A panel of federal judges on Monday blocked Alabama from using congressional district maps that would dilute the votes of Black people in the 2026 midterm elections.

The ruling in U.S. District Court in Birmingham, Ala., which found that the maps “intentionally discriminated based on race,” sets the stage for the Supreme Court to determine whether the maps, which were first proposed in 2023, can be used by Alabama this year.

The three-judge panel issued its ruling in response to the Supreme Court telling it to revisit the question of whether the maps could be used in light of the Supreme Court’s recent ruling in a case known as Louisiana v. Callais, which found that Louisiana’s drawing of its own congressional map was a racial gerrymander.

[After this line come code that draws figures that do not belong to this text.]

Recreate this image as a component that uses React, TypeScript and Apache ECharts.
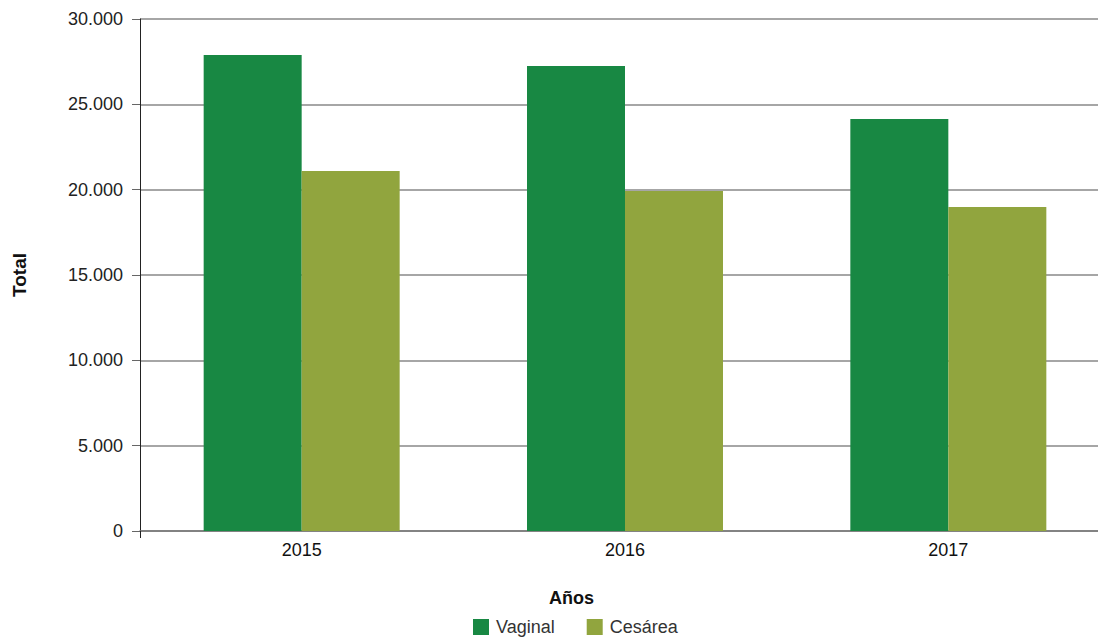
import React, { useEffect, useRef } from "react";
import * as echarts from "echarts";

const categories = ["2015", "2016", "2017"];
const vaginal = [27890, 27250, 24140];
const cesarea = [21090, 19920, 18980];
const seriesNames = ["Vaginal", "Cesárea"];
const xAxisTitle = "Años";
const yAxisTitle = "Total";

export default function App() {
  const ref = useRef<HTMLDivElement>(null);
  useEffect(() => {
    const chart = echarts.init(ref.current!, null, { renderer: "svg" });
    const fmt = (v: number) => v.toLocaleString("de-DE");
    const font = "Liberation Sans, Arial, sans-serif";
    chart.setOption({
      animation: false,
      textStyle: { fontFamily: font },
      title: {
        text: xAxisTitle,
        left: 549,
        top: 589,
        padding: 0,
        textStyle: { fontSize: 18, fontWeight: "bold", color: "#111", fontFamily: font },
      },
      grid: { left: 140, right: 0, top: 19, bottom: 109 },
      legend: {
        top: 613,
        left: 468,
        itemWidth: 16,
        itemHeight: 16,
        itemGap: 32,
        icon: "rect",
        textStyle: { fontSize: 18, color: "#333", fontFamily: font, padding: [0, 0, 0, 2] },
        data: seriesNames,
      },
      graphic: [
        { type: "rect", left: 1098, top: 0, shape: { width: 12, height: 640 }, style: { fill: "#fff" }, z: 100 },
      ],
      xAxis: {
        type: "category",
        data: categories,
        axisLine: { lineStyle: { color: "#777", width: 1.5 } },
        axisTick: { show: true, interval: (i: number) => i === 0, length: 7, lineStyle: { color: "#222" } },
        axisLabel: { fontSize: 18, color: "#111", margin: 10 },
      },
      yAxis: {
        type: "value",
        min: 0,
        max: 30000,
        interval: 5000,
        name: yAxisTitle,
        nameLocation: "middle",
        nameGap: 111,
        nameTextStyle: { fontSize: 19, fontWeight: "bold", color: "#111" },
        axisLine: { show: true, lineStyle: { color: "#222", width: 1 } },
        axisTick: { show: true, length: 8, lineStyle: { color: "#666" } },
        axisLabel: { fontSize: 18, color: "#222", margin: 17, formatter: (v: number) => fmt(v) },
        splitLine: { lineStyle: { color: "#888", width: 1.5 } },
      },
      series: [
        {
          name: seriesNames[0],
          type: "bar",
          data: vaginal,
          barWidth: 98,
          barGap: "0%",
          itemStyle: { color: "#188843" },
        },
        {
          name: seriesNames[1],
          type: "bar",
          data: cesarea,
          barWidth: 98,
          barGap: "0%",
          itemStyle: { color: "#91a53e" },
        },
      ],
    });
    return () => chart.dispose();
  }, []);
  return (
    <div style={{ width: 1100, height: 640, position: "absolute", left: 0, top: 0, overflow: "hidden" }}>
      <div ref={ref} style={{ width: 1110, height: 640 }} />
    </div>
  );
}
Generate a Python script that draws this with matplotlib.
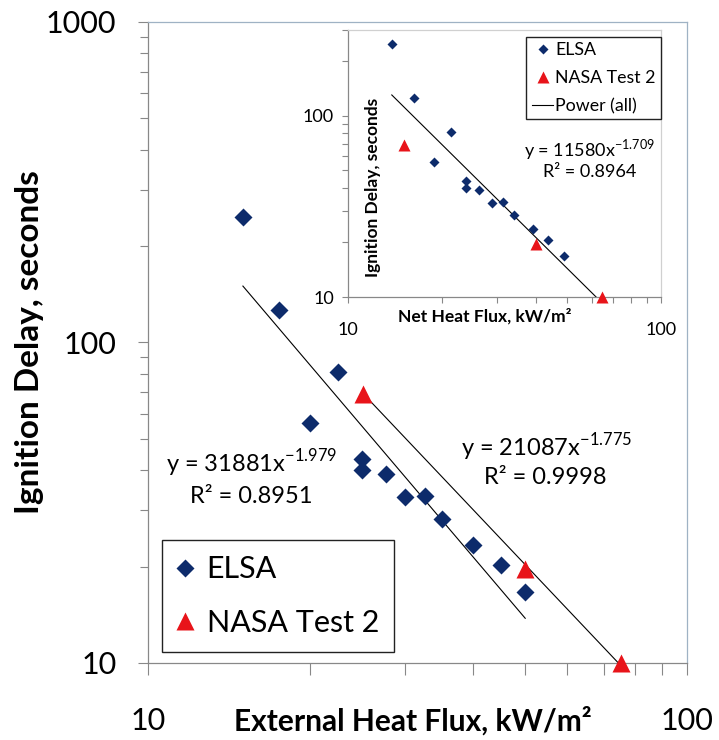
import matplotlib.pyplot as plt
import numpy as np
from matplotlib.ticker import NullFormatter, FixedLocator

plt.rcParams['font.family'] = ['Lato', 'DejaVu Sans']
plt.rcParams['mathtext.fontset'] = 'custom'
plt.rcParams['mathtext.rm'] = 'Lato'

# main chart: delay vs external heat flux
elsa_ext_flux = [15.0, 17.5, 22.5, 20.0, 25.0, 25.0, 27.6, 30.0, 32.7, 35.1, 40.1, 45.2, 50.1]
elsa_delay = [247, 126, 81, 56, 43.3, 40.0, 38.8, 33.0, 33.3, 28.1, 23.3, 20.2, 16.6]
nasa_ext_flux = [25.1, 50.1, 75.4]
nasa_delay = [68.9, 19.6, 10.0]

# inset: delay vs net heat flux
elsa_net_flux = [13.8, 16.3, 21.4, 18.8, 23.9, 23.9, 26.3, 28.8, 31.3, 34.0, 38.9, 43.7, 48.9]
elsa_net_delay = [248, 126, 82, 56, 43.6, 40.0, 38.9, 33.2, 33.5, 28.3, 23.6, 20.6, 16.8]
nasa_net_flux = [15.1, 39.9, 64.6]
nasa_net_delay = [69.5, 19.7, 10.0]

# power-law trendlines (coefficient, exponent) as printed on the chart
elsa_fit = (31881, -1.979)
nasa_fit = (21087, -1.775)
all_net_fit = (11580, -1.709)

navy = '#0d2b6b'
red = '#e8141a'
axis_gray = '#888888'


def power_line(ax, xs, fit, **kw):
    x = np.array([min(xs), max(xs)])
    ax.plot(x, fit[0] * x ** fit[1], **kw)


fig = plt.figure(figsize=(7.19, 7.40), dpi=100)

# ---------------- main chart ----------------
ax = fig.add_axes([148 / 719, 77 / 740, 539 / 719, 641 / 740])
ax.set_xscale('log')
ax.set_yscale('log')
ax.set_xlim(10, 100)
ax.set_ylim(10, 1000)

power_line(ax, elsa_ext_flux, elsa_fit, color='black', lw=0.8, zorder=2)
power_line(ax, nasa_ext_flux, nasa_fit, color='black', lw=0.8, zorder=2)
ax.plot(elsa_ext_flux, elsa_delay, 'D', color=navy, ms=9.2, mec='none',
        label='ELSA', zorder=3)
ax.plot(nasa_ext_flux, nasa_delay, '^', color=red, ms=13, mec='none',
        label='NASA Test 2', zorder=4, clip_on=False)

ax.set_xticks([10, 100], ['10', '100'])
ax.xaxis.set_minor_locator(FixedLocator([20, 30, 40, 50, 60, 70, 80, 90]))
ax.xaxis.set_minor_formatter(NullFormatter())
ax.set_yticks([10, 100, 1000], ['10', '100', '1000'])
ax.yaxis.set_minor_formatter(NullFormatter())

ax.tick_params(axis='x', which='both', direction='out', length=8.5, width=0.8,
               color=axis_gray, labelsize=22, pad=23)
ax.tick_params(axis='y', which='major', direction='out', length=7.2, width=0.8,
               color=axis_gray, labelsize=22, pad=15.5)
ax.tick_params(axis='y', which='minor', direction='out', length=5.8, width=0.8,
               color=axis_gray)

for side in ['left', 'bottom']:
    ax.spines[side].set_color(axis_gray)
    ax.spines[side].set_linewidth(0.9)
for side in ['top', 'right']:
    ax.spines[side].set_color('#9fb2c4')
    ax.spines[side].set_linewidth(0.9)

ax.set_xlabel('External Heat Flux, kW/m²', fontsize=21.5, fontweight='bold', va='center')
ax.xaxis.set_label_coords(0.492, -0.0905)
ax.set_ylabel('Ignition Delay, seconds', fontsize=24, fontweight='bold', va='center')
ax.yaxis.set_label_coords(-0.219, 0.5)

ax.text(0.192, 0.312, 'y = 31881x$^{\\mathregular{-1.979}}$', transform=ax.transAxes,
        fontsize=17, ha='center', va='center')
ax.text(0.192, 0.259, 'R² = 0.8951', transform=ax.transAxes,
        fontsize=17, ha='center', va='center')
ax.text(0.739, 0.337, 'y = 21087x$^{\\mathregular{-1.775}}$', transform=ax.transAxes,
        fontsize=17, ha='center', va='center')
ax.text(0.737, 0.289, 'R² = 0.9998', transform=ax.transAxes,
        fontsize=17, ha='center', va='center')

leg = ax.legend(loc='upper left', bbox_to_anchor=(0.0254, 0.1919), borderaxespad=0,
                fontsize=22, frameon=True, fancybox=False, framealpha=1,
                edgecolor='#222222', labelspacing=0.84, borderpad=0.5,
                handlelength=0.52, handletextpad=0.45, numpoints=1)
leg.get_frame().set_linewidth(1.0)

# ---------------- inset chart ----------------
ins = fig.add_axes([348 / 719, 443 / 740, 313 / 719, 267.5 / 740])
ins.set_xscale('log')
ins.set_yscale('log')
ins.set_xlim(10, 100)
ins.set_ylim(10, 300)

power_line(ins, elsa_net_flux + nasa_net_flux, all_net_fit, color='black', lw=0.8,
           label='Power (all)', zorder=2)
ins.plot(elsa_net_flux, elsa_net_delay, 'D', color=navy, ms=5.5, mec='none',
         label='ELSA', zorder=3)
ins.plot(nasa_net_flux, nasa_net_delay, '^', color=red, ms=9, mec='none',
         label='NASA Test 2', zorder=4, clip_on=False)

ins.set_xticks([10, 100], ['10', '100'])
ins.xaxis.set_minor_locator(FixedLocator([20, 30, 40, 50, 60, 70, 80, 90]))
ins.xaxis.set_minor_formatter(NullFormatter())
ins.set_yticks([10, 100], ['10', '100'])
ins.yaxis.set_minor_formatter(NullFormatter())
ins.tick_params(axis='x', which='both', direction='out', length=4, width=0.8,
                color=axis_gray, labelsize=13, pad=14)
ins.tick_params(axis='y', which='both', direction='out', length=4, width=0.8,
                color=axis_gray, labelsize=13, pad=6)
for side in ['left', 'bottom']:
    ins.spines[side].set_color(axis_gray)
    ins.spines[side].set_linewidth(0.9)
for side in ['top', 'right']:
    ins.spines[side].set_color('#d0d0d0')
    ins.spines[side].set_linewidth(0.9)

ins.set_xlabel('Net Heat Flux, kW/m²', fontsize=12.5, fontweight='bold', va='center')
ins.xaxis.set_label_coords(0.438, -0.071)
ins.set_ylabel('Ignition Delay, seconds', fontsize=12.5, fontweight='bold', va='center')
ins.yaxis.set_label_coords(0.08, 0.411)

ins.text(0.773, 0.5495, 'y = 11580x$^{\\mathregular{-1.709}}$', transform=ins.transAxes,
         fontsize=13, ha='center', va='center')
ins.text(0.773, 0.468, 'R² = 0.8964', transform=ins.transAxes,
         fontsize=13, ha='center', va='center')

handles, labels = ins.get_legend_handles_labels()
order = [1, 2, 0]
ileg = ins.legend([handles[i] for i in order], [labels[i] for i in order],
                  loc='upper right', bbox_to_anchor=(1.0, 0.973), borderaxespad=0,
                  fontsize=12.8, frameon=True, fancybox=False, framealpha=1,
                  edgecolor='#222222', labelspacing=0.67, borderpad=0.3,
                  handlelength=1.22, handletextpad=0.1, numpoints=1)
ileg.get_frame().set_linewidth(1.0)

fig.savefig('out.png', dpi=100, facecolor='white')
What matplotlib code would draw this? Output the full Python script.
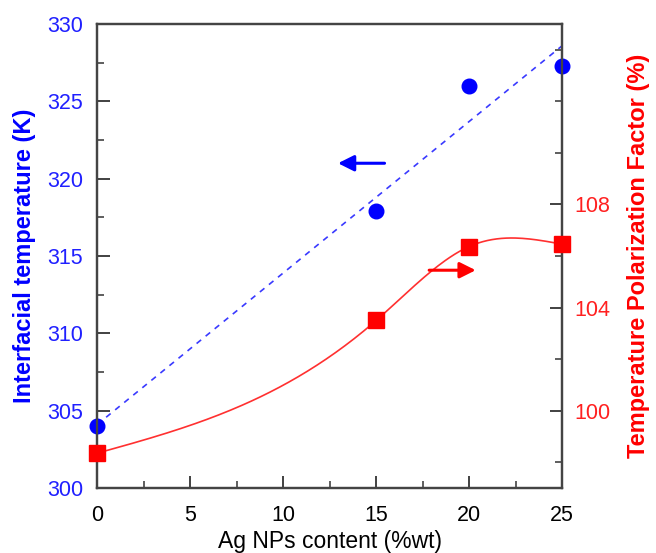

The panel noted that it previously had ruled that Alabama’s map of districts violated the “Voting Rights Act of 1965 and intentionally discriminated against Black voters based on race in violation of the Fourteenth Amendment to the United States Constitution.”

The ruling came four days after the panel heard oral arguments about the maps, and as Republicans are battling to defend an ultra-thin majority in the U.S. House of Representatives.

“As we see it, the irreducible minimum is that federal law requires that all Alabamians have an opportunity to vote under districting plans untainted by intentional race-based discrimination,” the panel wrote.